Syrian government forces consolidate grip around Aleppo
Syrian government forces made new gains on Sunday in their offensive against the last major rebel bastion in the northwest, seizing villages and towns around the second city Aleppo, state media and a monitor said.
Backed by Russian air strikes, government forces have kept up the assault on the Idlib region and areas of neighbouring Aleppo and Latakia provinces since December, AFP said, a day before a new round of talks between Turkey and Russia on the escalation in the area.
On Sunday, government forces "were in control of all the villages and small towns around Aleppo for the first time since 2012", the Syrian Observatory for Human Rights said. The move enabled forces of President Bashar al-Assad to push back rebels from the vicinity of Aleppo and "secure the city", it added.
The Syrian government's recent advances in the northwest have upset fragile cooperation between Ankara and Moscow, which back opposing factions in the conflict but have collaborated towards a political solution to the war, Reuters said.
Turkey, which backs rebels looking to oust Assad, has been outraged since Syrian attacks in the Idlib region killed 13 Turkish troops. It has urged Russia to stop the attacks, warning it would use military power to drive back the Syrian forces unless they withdraw by the end of the month.

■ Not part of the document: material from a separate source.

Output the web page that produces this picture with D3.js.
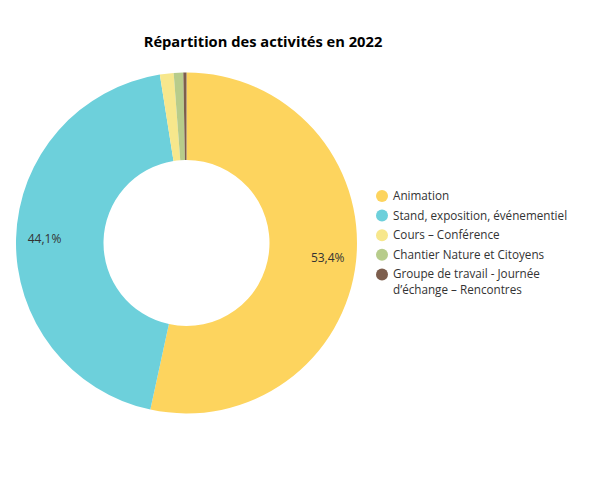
<!DOCTYPE html>
<html><head><meta charset="utf-8">
<script src="https://cdn.jsdelivr.net/npm/d3@7"></script>
<style>body{margin:0;background:#fff;} svg{display:block;}</style>
</head><body>
<svg id="c" width="600" height="489"></svg>
<script>
const categories = ["Animation","Stand, exposition, événementiel","Cours – Conférence","Chantier Nature et Citoyens","Groupe de travail - Journée d'échange – Rencontres"];
const values = [53.4, 44.1, 1.3, 0.9, 0.3];
const labels = ["53,4%","44,1%","","",""];
const colors = ["#FDD45E","#6DD0DB","#F7E78C","#B7CC8B","#7D5E4D"];
const legendLines = [["Animation"],["Stand, exposition, événementiel"],["Cours – Conférence"],["Chantier Nature et Citoyens"],["Groupe de travail - Journée","d’échange – Rencontres"]];

const svg = d3.select("#c");
const cx = 186.5, cy = 243, R = 170.5, r0 = 83;
const data = categories.map((c,i)=>({c, v:values[i], l:labels[i], col:colors[i]}));
const pie = d3.pie().value(d=>d.v).sort(null);
const arc = d3.arc().innerRadius(r0).outerRadius(R);
const labArc = d3.arc().innerRadius(142).outerRadius(142);
const g = svg.append("g").attr("transform",`translate(${cx},${cy})`);
const arcs = pie(data);
g.selectAll("path").data(arcs).join("path").attr("d",arc).attr("fill",d=>d.data.col);
g.selectAll("text").data(arcs.filter(d=>d.data.l)).join("text")
  .attr("transform",d=>`translate(${labArc.centroid(d)})`)
  .attr("text-anchor","middle").attr("dy","0.35em")
  .style("font-family","'Open Sans'").style("font-size","12px").attr("fill","#333")
  .text(d=>d.data.l);

svg.append("text").attr("x",263).attr("y",47).attr("text-anchor","middle")
  .style("font-family","'Open Sans'").style("font-weight","bold").style("font-size","14.7px").attr("fill","#000")
  .text("Répartition des activités en 2022");

const lg = svg.append("g");
let y = 196;
legendLines.forEach((lines,i)=>{
  lg.append("circle").attr("cx",382).attr("cy",y).attr("r",6).attr("fill",colors[i]);
  lines.forEach((t,j)=>{
    lg.append("text").attr("x",393).attr("y",y+j*16).attr("dy","0.35em")
      .style("font-family","'Open Sans'").style("font-size","11.7px").attr("fill","#333").text(t);
  });
  y += 19.6;
});
</script>
</body></html>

Still, the Observatory said about 30 villages and small towns were captured by Syrian government forces that "advanced rapidly in the north and west of Aleppo province after insurgents pulled back".
"In day one, they took an area where for eight years they could not take a single village," said Rami Abdulrahman, director of the UK-based Observatory.
Syrian state television confirmed the report and said army units "have liberated all the villages and small towns west of Aleppo city".
It also broadcast footage purporting to show Aleppo residents celebrating the army's advance.
Government forces have for weeks been making gains in northwestern Syria and chipping away at territory held by rebel groups, focusing their latest operations on the west of Aleppo province.
The Observatory said the drive aims to establish a "security belt" around Aleppo, which government forces fully retook from rebels in 2016 but is still targeted by rocket fire.
Last week, government forces seized control of the strategic M5 highway that connects the capital Damascus to the former economic hub of Aleppo, which is economically vital for the government.
On Friday, they captured a key base lost to the rebels in 2012 just west of Aleppo.
Backed by Russia, Iran and the Lebanese Shia movement Hezbollah, Assad's forces now control more than 70 percent of Syria and the president has repeatedly vowed to retake the entire country.
On Sunday, Iranian parliament speaker Ali Larijani was in Damascus where he held talks with Assad who, according to the presidency, insisted on the people's "determination" to "liberate all of Syria".
Turkish Foreign Minister Mevlut Cavusoglu said on Sunday that he told his Russian counterpart attacks in Idlib must stop immediately and a lasting ceasefire has to be achieved.
"We told Russia... that the aggression in Idlib must stop and that a lasting ceasefire has to be achieved now," Cavusoglu told reporters during a briefing at the Munich Security Conference, adding that Turkish and Russian officials will discuss the issue in Moscow on Monday.
The offensive has triggered the largest wave of displacement in Syria's civil war, with about 800,000 people fleeing since December, the UN says. During the same period, more than 380 civilians have been killed, according to the Observatory.
More than 380,000 people have been killed in Syria since the conflict broke out almost nine years ago with a brutal crackdown on anti-government protests.